WORK TO BE COMPLETED: Answer with one number only: the number of lines that include the word "matplotlib".

----

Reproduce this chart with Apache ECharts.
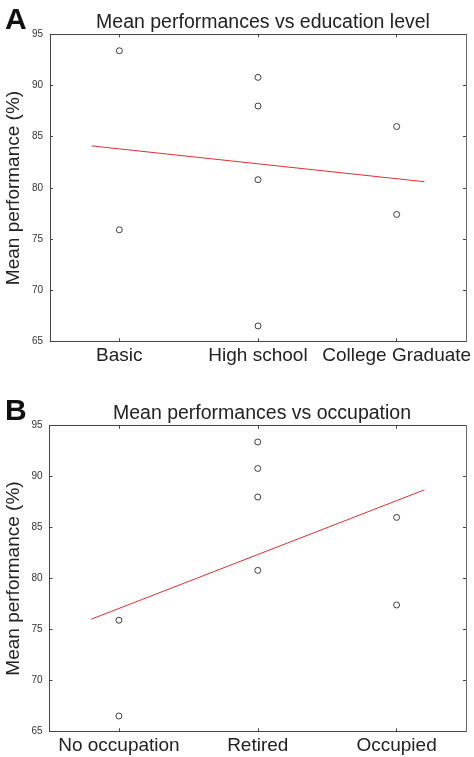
<!DOCTYPE html>
<html><head><meta charset="utf-8">
<script src="https://cdn.jsdelivr.net/npm/echarts@6/dist/echarts.min.js"></script>
<style>html,body{margin:0;padding:0;background:#fff}#c{width:474px;height:757px}</style>
</head><body><div id="c"></div>
<script>
const catsA = ['Basic', 'High school', 'College Graduate'];
const catsB = ['No occupation', 'Retired', 'Occupied'];
const titleA = 'Mean performances vs education level';
const titleB = 'Mean performances vs occupation';
const yName = 'Mean performance (%)';
const yTicks = [65, 70, 75, 80, 85, 90, 95];
// points: [category index (1-based), mean performance %]
const pointsA = [[1, 93.4], [1, 75.9], [2, 90.8], [2, 88.0], [2, 80.8], [2, 66.5], [3, 86.0], [3, 77.4]];
const pointsB = [[1, 75.9], [1, 66.5], [2, 93.4], [2, 90.8], [2, 88.0], [2, 80.8], [3, 86.0], [3, 77.4]];
// fitted line endpoints
const fitA = [[0.8, 84.1], [3.2, 80.6]];
const fitB = [[0.8, 76.0], [3.2, 88.7]];

const FONT = 'Liberation Sans, Arial, sans-serif';
const axisCol = '#444';
function xAxes(gi, cats) {
  return [{
    type: 'value', gridIndex: gi, position: 'bottom', min: 0.5, max: 3.5,
    axisLine: {show: true, onZero: false, lineStyle: {color: axisCol, width: 1}},
    axisTick: {show: true, inside: true, length: 3, customValues: [1, 2, 3], lineStyle: {color: axisCol}},
    axisLabel: {show: true, customValues: [1, 2, 3], formatter: v => cats[Math.round(v) - 1], fontFamily: FONT, fontSize: 19, color: '#222', margin: 5},
    splitLine: {show: false}
  }, {
    type: 'value', gridIndex: gi, position: 'top', min: 0.5, max: 3.5,
    axisLine: {show: true, onZero: false, lineStyle: {color: axisCol, width: 1}},
    axisTick: {show: true, inside: true, length: 3, customValues: [1, 2, 3], lineStyle: {color: axisCol}},
    axisLabel: {show: false}, splitLine: {show: false}
  }];
}
function yAxes(gi) {
  return [{
    type: 'value', gridIndex: gi, position: 'left', min: 65, max: 95, interval: 5,
    axisLine: {show: true, onZero: false, lineStyle: {color: axisCol, width: 1}},
    axisTick: {show: true, inside: true, length: 3, lineStyle: {color: axisCol}},
    axisLabel: {show: true, customValues: yTicks, fontFamily: FONT, fontSize: 10, color: '#333', margin: 7},
    splitLine: {show: false}
  }, {
    type: 'value', gridIndex: gi, position: 'right', min: 65, max: 95, interval: 5,
    axisLine: {show: true, onZero: false, lineStyle: {color: '#666', width: 1}},
    axisTick: {show: true, inside: true, length: 3, lineStyle: {color: axisCol}},
    axisLabel: {show: false}, splitLine: {show: false}
  }];
}
function yNameText(cy) {
  return {type: 'text', x: 13.5, y: cy, rotation: Math.PI / 2,
    style: {text: yName, font: '19px ' + FONT, fill: '#222', align: 'center', verticalAlign: 'middle'}};
}
const chart = echarts.init(document.getElementById('c'), null, {renderer: 'canvas'});
const scatterStyle = {color: 'transparent', borderColor: '#111', borderWidth: 1};
chart.setOption({
  animation: false,
  backgroundColor: '#fff',
  title: [
    {text: 'A', left: 0, top: 1, textStyle: {fontFamily: FONT, fontSize: 30, fontWeight: 'bold', color: '#111'}},
    {text: titleA, left: 258, top: 8, textAlign: 'center', textStyle: {fontFamily: FONT, fontSize: 19.5, fontWeight: 'normal', color: '#222'}},
    {text: 'B', left: 0, top: 392, textStyle: {fontFamily: FONT, fontSize: 30, fontWeight: 'bold', color: '#111'}},
    {text: titleB, left: 257, top: 399, textAlign: 'center', textStyle: {fontFamily: FONT, fontSize: 19.5, fontWeight: 'normal', color: '#222'}}
  ],
  graphic: [yNameText(188), yNameText(578.5)],
  grid: [
    {left: 50, right: 8, top: 34.4, bottom: 415.7, outerBoundsMode: 'none', containLabel: false},
    {left: 49.5, right: 8, top: 425.7, bottom: 25.7, outerBoundsMode: 'none', containLabel: false}
  ],
  xAxis: [...xAxes(0, catsA), ...xAxes(1, catsB)],
  yAxis: [...yAxes(0), ...yAxes(1)],
  series: [
    {type: 'scatter', xAxisIndex: 0, yAxisIndex: 0, data: pointsA, symbol: 'circle', symbolSize: 6, itemStyle: scatterStyle},
    {type: 'line', xAxisIndex: 0, yAxisIndex: 0, data: fitA, symbol: 'none', lineStyle: {color: '#e0302f', width: 1}},
    {type: 'scatter', xAxisIndex: 2, yAxisIndex: 2, data: pointsB, symbol: 'circle', symbolSize: 6, itemStyle: scatterStyle},
    {type: 'line', xAxisIndex: 2, yAxisIndex: 2, data: fitB, symbol: 'none', lineStyle: {color: '#e0302f', width: 1}}
  ]
});
</script>
</body></html>
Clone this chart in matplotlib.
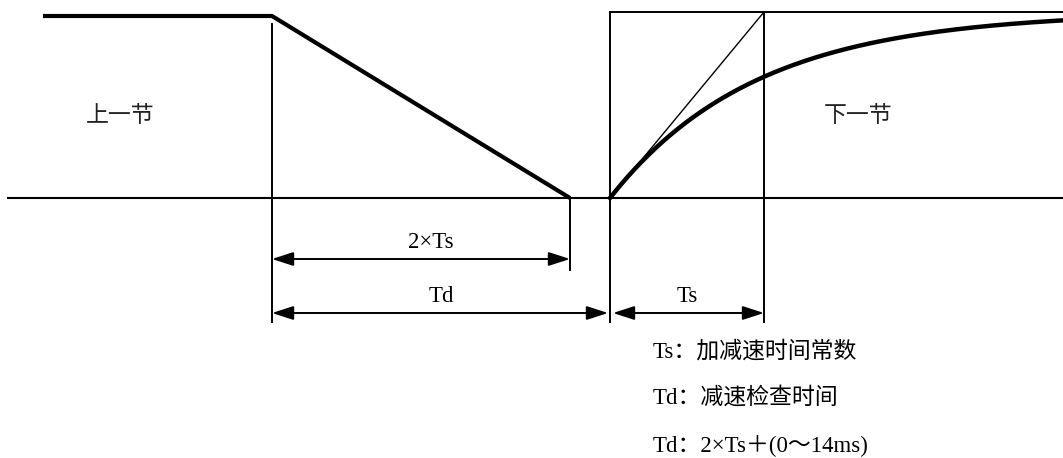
import numpy as np
import matplotlib.pyplot as plt

# ------------------------------ diagram values ------------------------------ #
# horizontal positions (px-like units, left to right)
x_start = 43          # start of previous block
x_decel = 272         # deceleration begins
x_decel_end = 570     # deceleration reaches zero (2 x Ts)
x_next = 610          # next block begins (after Td)
x_ts = 764            # one time constant after next block start
x_end = 1063          # right edge

# vertical levels (px-like units, top = 0)
y_base = 198          # zero speed line
y_prev = 16           # speed of previous block
y_next = 12           # speed of next block
y_arrow_2ts = 259
y_arrow_td = 313

ts_const = 146        # time constant of the exponential rise

labels_block = ["上一节", "下一节"]
label_x = [120, 858]
legend_lines = ["Ts：加减速时间常数", "Td：减速检查时间", "Td：2×Ts＋(0～14ms)"]
legend_y = [352, 398, 445]

# ---------------------------------- figure ---------------------------------- #
fig = plt.figure(figsize=(10.63, 4.58), dpi=100)
ax = fig.add_axes([0, 0, 1, 1])
ax.set_xlim(0, 1063)
ax.set_ylim(458, 0)
ax.axis("off")

fonts = ["Liberation Serif", "Noto Sans CJK SC"]
k = "black"
fs = 16.5

# baseline
ax.plot([8, x_end], [y_base, y_base], color=k, lw=1.5)

# previous block: constant speed then linear deceleration
ax.plot([x_start, x_decel, x_decel_end], [y_prev, y_prev, y_base], color=k, lw=3, solid_capstyle="butt")

# vertical guide lines
ax.plot([x_decel, x_decel], [y_prev + 8, 322], color=k, lw=1.4)
ax.plot([x_decel_end, x_decel_end], [y_base + 2, 270], color=k, lw=1.4)
ax.plot([x_next, x_next], [y_next, 322], color=k, lw=1.4)
ax.plot([x_ts, x_ts], [y_next, 322], color=k, lw=1.4)

# next block target speed
ax.plot([x_next, x_end], [y_next, y_next], color=k, lw=1.4)

# tangent line of the exponential
ax.plot([x_next, x_ts], [y_base, y_next], color=k, lw=1.0)

# exponential acceleration curve
t = np.linspace(x_next, x_end, 300)
curve = y_base - (y_base - y_next) * (1 - np.exp(-(t - x_next) / ts_const))
ax.plot(t, curve, color=k, lw=3.2)

# dimension arrows
arrow = dict(arrowstyle="<|-|>,head_length=1.3,head_width=0.42", color=k, lw=1.4,
             shrinkA=0, shrinkB=0, mutation_scale=10)
ax.annotate("", xy=(x_decel, y_arrow_2ts), xytext=(x_decel_end, y_arrow_2ts), arrowprops=arrow)
ax.annotate("", xy=(x_decel, y_arrow_td), xytext=(x_next - 2, y_arrow_td), arrowprops=arrow)
ax.annotate("", xy=(x_next + 3, y_arrow_td), xytext=(x_ts, y_arrow_td), arrowprops=arrow)

ax.text((x_decel + x_decel_end) / 2 + 10, y_arrow_2ts - 17, "2×Ts", ha="center", va="center",
        fontsize=fs, family=fonts)
ax.text((x_decel + x_next) / 2, y_arrow_td - 17, "Td", ha="center", va="center",
        fontsize=fs, family=fonts)
ax.text((x_next + x_ts) / 2, y_arrow_td - 17, "Ts", ha="center", va="center",
        fontsize=fs, family=fonts)

for lab, lx in zip(labels_block, label_x):
    ax.text(lx, 117, lab, ha="center", va="center", fontsize=fs, family=fonts, color="#222222")

for line, ly in zip(legend_lines, legend_y):
    ax.text(653, ly, line, ha="left", va="center", fontsize=fs, family=fonts)

fig.savefig("out.png", dpi=100)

----

RESULT OF THE TASK: 2